* [Exercise description]: Every line in the listing below from the one with "What React, TypeScript" through the one with "const yStep = 10;" is to be reproduced exactly, both ends included; leave out the rest.
## begin Data for the task
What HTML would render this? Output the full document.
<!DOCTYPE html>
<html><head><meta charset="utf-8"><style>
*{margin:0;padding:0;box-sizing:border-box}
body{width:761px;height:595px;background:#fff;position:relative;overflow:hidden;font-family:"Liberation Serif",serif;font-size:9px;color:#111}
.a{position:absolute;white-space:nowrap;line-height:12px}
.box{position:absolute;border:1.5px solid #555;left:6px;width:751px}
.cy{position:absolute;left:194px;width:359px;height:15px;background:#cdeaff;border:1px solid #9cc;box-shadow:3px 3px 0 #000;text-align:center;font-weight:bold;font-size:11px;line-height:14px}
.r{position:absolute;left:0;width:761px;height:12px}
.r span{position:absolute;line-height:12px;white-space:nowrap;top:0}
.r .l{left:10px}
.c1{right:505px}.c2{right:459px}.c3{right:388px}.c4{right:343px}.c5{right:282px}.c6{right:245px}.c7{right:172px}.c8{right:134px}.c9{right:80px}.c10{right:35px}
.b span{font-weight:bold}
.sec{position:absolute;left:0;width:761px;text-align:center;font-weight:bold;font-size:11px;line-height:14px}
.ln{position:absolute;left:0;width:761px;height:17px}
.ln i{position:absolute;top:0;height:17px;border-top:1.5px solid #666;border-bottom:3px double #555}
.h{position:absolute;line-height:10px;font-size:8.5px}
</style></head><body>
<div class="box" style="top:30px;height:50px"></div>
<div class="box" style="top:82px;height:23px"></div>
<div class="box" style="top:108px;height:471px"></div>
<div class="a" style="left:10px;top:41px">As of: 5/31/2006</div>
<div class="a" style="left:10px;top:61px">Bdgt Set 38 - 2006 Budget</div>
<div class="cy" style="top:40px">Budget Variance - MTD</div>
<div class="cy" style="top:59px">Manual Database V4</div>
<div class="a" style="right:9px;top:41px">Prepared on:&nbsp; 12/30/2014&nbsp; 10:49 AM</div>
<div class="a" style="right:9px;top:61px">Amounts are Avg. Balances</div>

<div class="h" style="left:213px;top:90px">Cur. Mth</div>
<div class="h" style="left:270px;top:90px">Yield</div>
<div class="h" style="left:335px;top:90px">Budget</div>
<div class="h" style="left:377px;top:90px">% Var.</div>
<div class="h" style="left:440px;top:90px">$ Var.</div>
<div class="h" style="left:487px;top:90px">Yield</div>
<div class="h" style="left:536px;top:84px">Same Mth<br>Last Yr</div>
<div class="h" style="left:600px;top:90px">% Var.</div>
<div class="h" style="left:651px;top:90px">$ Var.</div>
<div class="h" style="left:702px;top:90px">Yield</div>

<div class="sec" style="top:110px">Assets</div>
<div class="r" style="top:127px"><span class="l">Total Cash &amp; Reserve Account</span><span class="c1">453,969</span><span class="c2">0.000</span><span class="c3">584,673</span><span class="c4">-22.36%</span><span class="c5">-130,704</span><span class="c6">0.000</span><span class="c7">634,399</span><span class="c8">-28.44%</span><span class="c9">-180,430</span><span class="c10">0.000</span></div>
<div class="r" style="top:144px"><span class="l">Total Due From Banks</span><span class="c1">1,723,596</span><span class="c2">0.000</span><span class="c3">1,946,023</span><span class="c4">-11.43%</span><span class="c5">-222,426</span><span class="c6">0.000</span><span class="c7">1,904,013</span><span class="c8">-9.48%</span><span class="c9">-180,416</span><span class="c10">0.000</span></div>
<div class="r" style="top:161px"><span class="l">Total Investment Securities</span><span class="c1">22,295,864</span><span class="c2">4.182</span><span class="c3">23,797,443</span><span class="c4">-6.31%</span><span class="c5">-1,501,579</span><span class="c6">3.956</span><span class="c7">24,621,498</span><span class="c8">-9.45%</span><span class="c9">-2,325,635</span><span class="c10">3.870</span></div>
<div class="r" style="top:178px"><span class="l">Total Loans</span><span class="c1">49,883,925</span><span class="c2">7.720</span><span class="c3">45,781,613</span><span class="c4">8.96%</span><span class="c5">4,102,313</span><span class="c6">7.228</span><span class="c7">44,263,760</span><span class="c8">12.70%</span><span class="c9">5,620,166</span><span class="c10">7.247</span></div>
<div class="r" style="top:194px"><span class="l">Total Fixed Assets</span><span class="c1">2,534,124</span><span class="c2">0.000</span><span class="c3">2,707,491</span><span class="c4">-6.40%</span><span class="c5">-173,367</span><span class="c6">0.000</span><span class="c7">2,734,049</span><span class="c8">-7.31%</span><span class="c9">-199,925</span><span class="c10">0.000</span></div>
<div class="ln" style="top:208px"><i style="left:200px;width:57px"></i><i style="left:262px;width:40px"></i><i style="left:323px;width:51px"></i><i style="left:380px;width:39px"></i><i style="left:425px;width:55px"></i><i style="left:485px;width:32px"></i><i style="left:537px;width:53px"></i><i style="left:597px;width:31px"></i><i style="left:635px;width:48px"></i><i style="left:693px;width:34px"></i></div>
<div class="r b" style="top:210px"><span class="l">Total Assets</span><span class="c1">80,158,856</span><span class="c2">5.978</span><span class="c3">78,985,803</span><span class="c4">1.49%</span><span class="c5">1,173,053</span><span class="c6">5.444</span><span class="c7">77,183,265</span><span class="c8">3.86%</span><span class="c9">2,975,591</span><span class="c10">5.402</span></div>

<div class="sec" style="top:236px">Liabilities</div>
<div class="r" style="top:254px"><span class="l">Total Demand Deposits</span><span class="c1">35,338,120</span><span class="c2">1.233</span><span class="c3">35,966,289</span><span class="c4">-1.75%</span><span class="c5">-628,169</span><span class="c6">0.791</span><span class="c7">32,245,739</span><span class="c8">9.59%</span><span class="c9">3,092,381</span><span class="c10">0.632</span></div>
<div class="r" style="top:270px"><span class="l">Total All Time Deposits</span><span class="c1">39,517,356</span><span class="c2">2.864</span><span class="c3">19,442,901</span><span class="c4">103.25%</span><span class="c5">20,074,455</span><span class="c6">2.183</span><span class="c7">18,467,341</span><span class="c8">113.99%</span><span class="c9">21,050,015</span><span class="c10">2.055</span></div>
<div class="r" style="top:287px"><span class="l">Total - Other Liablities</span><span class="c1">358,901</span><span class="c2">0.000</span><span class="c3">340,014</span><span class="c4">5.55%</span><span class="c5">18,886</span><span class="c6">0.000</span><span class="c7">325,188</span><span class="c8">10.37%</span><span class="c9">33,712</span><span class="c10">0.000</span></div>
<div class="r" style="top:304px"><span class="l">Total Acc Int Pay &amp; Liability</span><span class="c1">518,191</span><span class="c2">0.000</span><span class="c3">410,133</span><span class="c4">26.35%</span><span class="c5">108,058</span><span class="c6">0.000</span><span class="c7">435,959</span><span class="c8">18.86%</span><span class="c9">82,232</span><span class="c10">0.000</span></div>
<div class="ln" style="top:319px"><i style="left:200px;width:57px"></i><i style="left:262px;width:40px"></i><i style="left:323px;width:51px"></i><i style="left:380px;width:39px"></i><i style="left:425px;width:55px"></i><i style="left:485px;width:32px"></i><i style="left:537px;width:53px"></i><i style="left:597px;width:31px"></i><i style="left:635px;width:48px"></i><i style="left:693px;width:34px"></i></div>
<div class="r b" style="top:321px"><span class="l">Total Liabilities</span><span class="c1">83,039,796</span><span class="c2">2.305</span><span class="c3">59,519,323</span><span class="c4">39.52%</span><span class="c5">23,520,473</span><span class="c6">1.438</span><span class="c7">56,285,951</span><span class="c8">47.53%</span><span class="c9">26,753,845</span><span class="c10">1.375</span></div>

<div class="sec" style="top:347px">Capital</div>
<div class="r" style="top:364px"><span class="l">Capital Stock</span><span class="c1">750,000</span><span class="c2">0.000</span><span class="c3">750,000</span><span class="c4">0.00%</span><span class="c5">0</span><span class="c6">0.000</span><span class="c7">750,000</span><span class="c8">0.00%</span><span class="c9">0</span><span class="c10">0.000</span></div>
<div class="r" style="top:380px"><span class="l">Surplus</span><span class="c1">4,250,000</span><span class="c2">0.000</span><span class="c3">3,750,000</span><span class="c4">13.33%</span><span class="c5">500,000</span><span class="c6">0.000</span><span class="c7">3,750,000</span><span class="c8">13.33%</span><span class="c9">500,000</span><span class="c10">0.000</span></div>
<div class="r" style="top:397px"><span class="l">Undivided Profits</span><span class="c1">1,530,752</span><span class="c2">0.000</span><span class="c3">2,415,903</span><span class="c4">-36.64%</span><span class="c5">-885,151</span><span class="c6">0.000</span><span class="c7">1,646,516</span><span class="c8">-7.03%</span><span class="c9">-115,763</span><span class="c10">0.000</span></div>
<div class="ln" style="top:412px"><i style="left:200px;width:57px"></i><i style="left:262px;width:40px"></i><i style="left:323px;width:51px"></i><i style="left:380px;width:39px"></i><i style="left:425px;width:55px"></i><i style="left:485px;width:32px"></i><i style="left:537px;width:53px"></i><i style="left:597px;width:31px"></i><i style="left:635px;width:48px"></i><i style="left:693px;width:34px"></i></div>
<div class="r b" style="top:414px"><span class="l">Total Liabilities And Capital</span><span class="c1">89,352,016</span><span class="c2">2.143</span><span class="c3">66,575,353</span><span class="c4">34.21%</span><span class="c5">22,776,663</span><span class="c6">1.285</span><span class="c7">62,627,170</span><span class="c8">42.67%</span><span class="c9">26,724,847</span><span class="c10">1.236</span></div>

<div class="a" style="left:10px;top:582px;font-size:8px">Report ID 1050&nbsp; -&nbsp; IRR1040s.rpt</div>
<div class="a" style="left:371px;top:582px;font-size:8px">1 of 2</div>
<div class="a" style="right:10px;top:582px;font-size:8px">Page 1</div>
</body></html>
## end Data for the task
## begin Data for the task
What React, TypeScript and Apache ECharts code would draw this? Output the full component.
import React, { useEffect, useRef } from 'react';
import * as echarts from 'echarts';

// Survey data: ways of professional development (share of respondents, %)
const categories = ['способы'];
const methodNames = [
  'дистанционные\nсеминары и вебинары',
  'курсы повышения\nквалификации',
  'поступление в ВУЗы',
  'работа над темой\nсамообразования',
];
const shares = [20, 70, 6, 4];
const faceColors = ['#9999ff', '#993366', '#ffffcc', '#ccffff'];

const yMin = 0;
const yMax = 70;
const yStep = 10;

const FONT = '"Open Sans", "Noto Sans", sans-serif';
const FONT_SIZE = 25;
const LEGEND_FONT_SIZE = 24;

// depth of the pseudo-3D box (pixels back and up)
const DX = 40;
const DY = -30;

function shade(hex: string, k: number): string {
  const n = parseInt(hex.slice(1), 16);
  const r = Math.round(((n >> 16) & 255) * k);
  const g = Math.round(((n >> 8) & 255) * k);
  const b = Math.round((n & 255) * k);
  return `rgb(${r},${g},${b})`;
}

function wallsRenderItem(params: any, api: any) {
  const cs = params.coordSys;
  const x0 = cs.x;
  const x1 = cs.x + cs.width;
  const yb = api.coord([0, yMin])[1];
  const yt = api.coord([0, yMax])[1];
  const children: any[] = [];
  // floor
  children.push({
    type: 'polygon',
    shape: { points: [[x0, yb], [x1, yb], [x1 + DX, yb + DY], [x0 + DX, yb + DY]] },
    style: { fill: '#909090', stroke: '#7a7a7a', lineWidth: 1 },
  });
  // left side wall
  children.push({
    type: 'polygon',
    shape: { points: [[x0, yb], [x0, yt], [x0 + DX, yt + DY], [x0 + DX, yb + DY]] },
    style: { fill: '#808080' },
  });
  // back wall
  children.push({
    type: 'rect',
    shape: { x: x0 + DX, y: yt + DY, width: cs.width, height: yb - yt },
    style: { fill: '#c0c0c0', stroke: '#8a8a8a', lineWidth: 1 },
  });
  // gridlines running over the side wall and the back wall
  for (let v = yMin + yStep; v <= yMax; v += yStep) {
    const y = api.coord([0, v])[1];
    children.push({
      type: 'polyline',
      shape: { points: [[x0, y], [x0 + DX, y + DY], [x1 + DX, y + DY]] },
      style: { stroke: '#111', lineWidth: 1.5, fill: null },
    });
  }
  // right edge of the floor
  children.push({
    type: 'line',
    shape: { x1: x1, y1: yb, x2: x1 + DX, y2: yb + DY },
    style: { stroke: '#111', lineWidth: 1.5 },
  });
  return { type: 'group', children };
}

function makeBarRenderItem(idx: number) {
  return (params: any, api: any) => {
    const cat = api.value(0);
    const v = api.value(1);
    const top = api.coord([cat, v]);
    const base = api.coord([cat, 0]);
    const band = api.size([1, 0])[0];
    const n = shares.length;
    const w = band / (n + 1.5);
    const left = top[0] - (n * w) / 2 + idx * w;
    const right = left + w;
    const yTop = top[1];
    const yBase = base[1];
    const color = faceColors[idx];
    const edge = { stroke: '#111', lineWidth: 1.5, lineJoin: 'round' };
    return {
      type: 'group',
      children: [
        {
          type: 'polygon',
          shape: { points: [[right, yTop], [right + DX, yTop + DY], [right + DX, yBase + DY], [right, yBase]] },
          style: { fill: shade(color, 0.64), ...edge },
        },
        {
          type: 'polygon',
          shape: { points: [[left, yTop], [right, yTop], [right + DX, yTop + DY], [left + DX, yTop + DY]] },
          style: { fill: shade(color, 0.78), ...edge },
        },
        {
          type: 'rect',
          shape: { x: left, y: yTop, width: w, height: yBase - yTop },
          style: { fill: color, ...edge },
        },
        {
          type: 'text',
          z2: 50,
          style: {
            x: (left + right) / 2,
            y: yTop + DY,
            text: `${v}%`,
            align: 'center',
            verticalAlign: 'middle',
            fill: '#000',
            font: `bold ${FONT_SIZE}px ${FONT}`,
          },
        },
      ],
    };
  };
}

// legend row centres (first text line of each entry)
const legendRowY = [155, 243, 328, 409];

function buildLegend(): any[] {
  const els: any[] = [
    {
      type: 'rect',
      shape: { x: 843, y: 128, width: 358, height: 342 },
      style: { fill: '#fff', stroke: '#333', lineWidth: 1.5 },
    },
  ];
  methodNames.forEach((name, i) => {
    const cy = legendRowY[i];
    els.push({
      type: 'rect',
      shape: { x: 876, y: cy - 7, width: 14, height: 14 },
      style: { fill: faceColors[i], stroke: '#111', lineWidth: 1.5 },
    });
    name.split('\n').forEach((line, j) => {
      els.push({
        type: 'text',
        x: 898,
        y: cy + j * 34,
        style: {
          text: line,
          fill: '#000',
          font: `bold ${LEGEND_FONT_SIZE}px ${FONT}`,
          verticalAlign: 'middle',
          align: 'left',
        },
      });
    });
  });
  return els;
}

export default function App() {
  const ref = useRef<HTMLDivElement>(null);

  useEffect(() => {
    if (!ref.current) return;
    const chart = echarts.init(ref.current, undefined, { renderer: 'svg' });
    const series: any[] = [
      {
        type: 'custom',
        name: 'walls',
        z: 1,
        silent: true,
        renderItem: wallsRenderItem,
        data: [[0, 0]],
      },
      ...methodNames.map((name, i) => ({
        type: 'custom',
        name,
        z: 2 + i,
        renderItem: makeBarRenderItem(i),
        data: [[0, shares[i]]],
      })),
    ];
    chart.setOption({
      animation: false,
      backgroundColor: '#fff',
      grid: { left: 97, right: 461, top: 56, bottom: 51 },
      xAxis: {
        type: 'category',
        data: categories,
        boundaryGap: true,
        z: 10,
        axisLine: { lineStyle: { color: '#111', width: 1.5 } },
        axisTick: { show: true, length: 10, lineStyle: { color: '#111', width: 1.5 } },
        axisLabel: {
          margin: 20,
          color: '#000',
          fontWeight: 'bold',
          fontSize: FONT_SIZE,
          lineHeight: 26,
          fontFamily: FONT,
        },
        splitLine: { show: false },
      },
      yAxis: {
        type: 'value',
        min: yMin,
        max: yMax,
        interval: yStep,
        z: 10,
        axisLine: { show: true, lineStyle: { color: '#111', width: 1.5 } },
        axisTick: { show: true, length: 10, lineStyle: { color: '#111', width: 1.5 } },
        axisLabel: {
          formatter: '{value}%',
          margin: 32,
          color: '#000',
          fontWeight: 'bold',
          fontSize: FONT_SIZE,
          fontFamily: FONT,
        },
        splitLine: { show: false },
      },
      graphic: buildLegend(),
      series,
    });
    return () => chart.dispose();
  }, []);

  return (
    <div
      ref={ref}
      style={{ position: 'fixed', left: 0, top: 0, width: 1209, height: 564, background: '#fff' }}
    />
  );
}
## end Data for the task
## begin Data for the task
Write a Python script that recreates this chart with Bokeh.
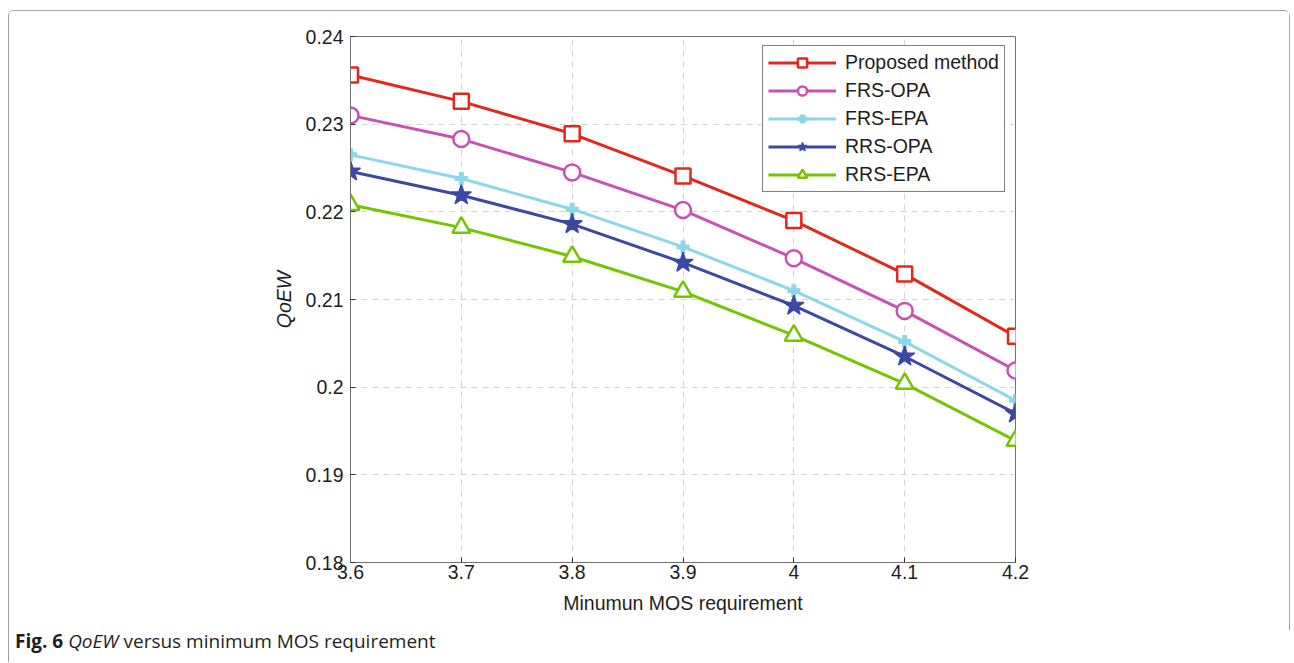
## end Data for the task
* [Answer to this problem]:
What React, TypeScript and Apache ECharts code would draw this? Output the full component.
import React, { useEffect, useRef } from 'react';
import * as echarts from 'echarts';

// Survey data: ways of professional development (share of respondents, %)
const categories = ['способы'];
const methodNames = [
  'дистанционные\nсеминары и вебинары',
  'курсы повышения\nквалификации',
  'поступление в ВУЗы',
  'работа над темой\nсамообразования',
];
const shares = [20, 70, 6, 4];
const faceColors = ['#9999ff', '#993366', '#ffffcc', '#ccffff'];

const yMin = 0;
const yMax = 70;
const yStep = 10;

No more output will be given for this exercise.